Le même Jésus qui est monté au ciel est désormais aussi présent dans son Eglise à travers les sacrements dont le plus grand et le plus explicite est sans contexte l’Eucharistie. Aujourd’hui, 48 de nos enfants vont recevoir pour la première fois ce grand sacrement du corps et du sang du Christ. C’est une occasion pour nous de rappeler à tous les valeurs de l’Eucharistie. L’Eucharistie, c’est Jésus lui-même, le même qui est monté au ciel, le même en son humanité et en sa divinité. La communion fréquente et dans les conditions requises accroît de ce fait sa présence en nous et nous porte davantage à aimer nos frères. Car comme le dit sainte Thérèse d’Avila, « Lorsque nous communions, Jésus qui est en moi est le même qui est en toi. Jésus en moi aime Jésus qui est en toi et nous unit dans ce même amour ». Au regard de cette affirmation dont la véracité est évidente, chacun peut donc s’inviter. Est-ce que mes communions fréquentes me rapprochent davantage de mes frères et me disposent à les aimer ? Où bien, je reste le même, avec la même haine dans le cœur, les mêmes critiques destructrices, les mêmes jalousies, etc. ? C’est en vain que nous aurons communié si, en sortant, nous ne nous aimons pas davantage que lorsque nous sommes entrés. Alors, prenons bien garde de ne pas mettre dans l’embarras le même Christ qui est en nous en produisant trop souvent des fruits de haine.

C’est pourquoi j’exhorte vivement ceux qui vont bientôt recevoir pour la première fois le corps du Christ à s’engager pour bâtir le corps du Christ qui est l’Eglise. Car ce sur quoi le Christ aspire à prononcer les paroles d’une consécration éternelle, c’est sur ses membres divisés que nous sommes, et qu’Il veut de tout son cœur réunir, vivifier, réchauffer, pour qu’Il puisse dire à la fin d’une messe : Ceci est mon corps. Que vos différentes communions soit donc pour vous des tremplins pour rayonner partout autour de vous le visage du Christ tel qu’il est : Un Dieu bon, miséricordieux, plein de tendresse et d’Amour ; un Dieu qui rassemble et unit tous les hommes pour en faire son corps. Ainsi le monde comprendra que l’Ascension, loin d’être un départ et une absence du Christ, est plutôt une nouvelle mode de présence, de proximité et d’efficacité universelles.

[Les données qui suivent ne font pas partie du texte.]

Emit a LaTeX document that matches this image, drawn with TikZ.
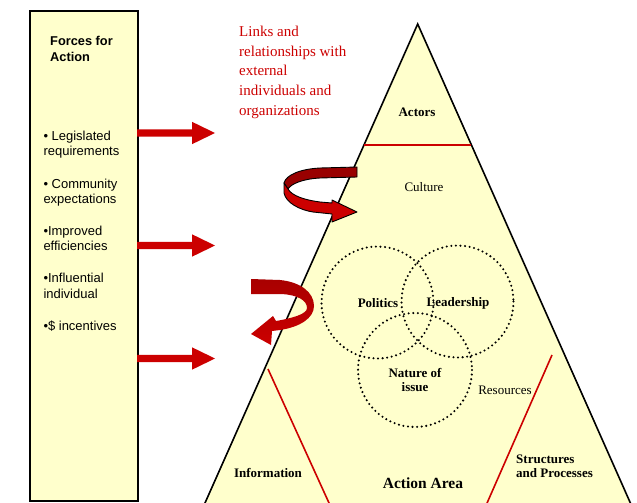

Oui, l’Ascension, c’est Jésus et le Ciel à porter de main dans notre cœur, dans le prochain, dans l’Eucharistie, dans les autres sacrements, etc. C’est la raison encore pour laquelle saint Luc la présente dans un climat de joie.

 

« Tandis qu’Il les bénissait, Il se sépara d’eux et fut emporté au ciel. Ils se prosternèrent devant lui, puis ils retournèrent à Jérusalem remplis de joie »

Que Cette bénédiction du Seigneur se déverse sur nous et sur nos familles. Que la joie de l’Ascension nous habite maintenant, demain et jusqu’au jour où nous aussi, à la suite du Christ, nous serons emportés au ciel où nous vivrons avec Lui dans les siècles des siècles. Amen !!!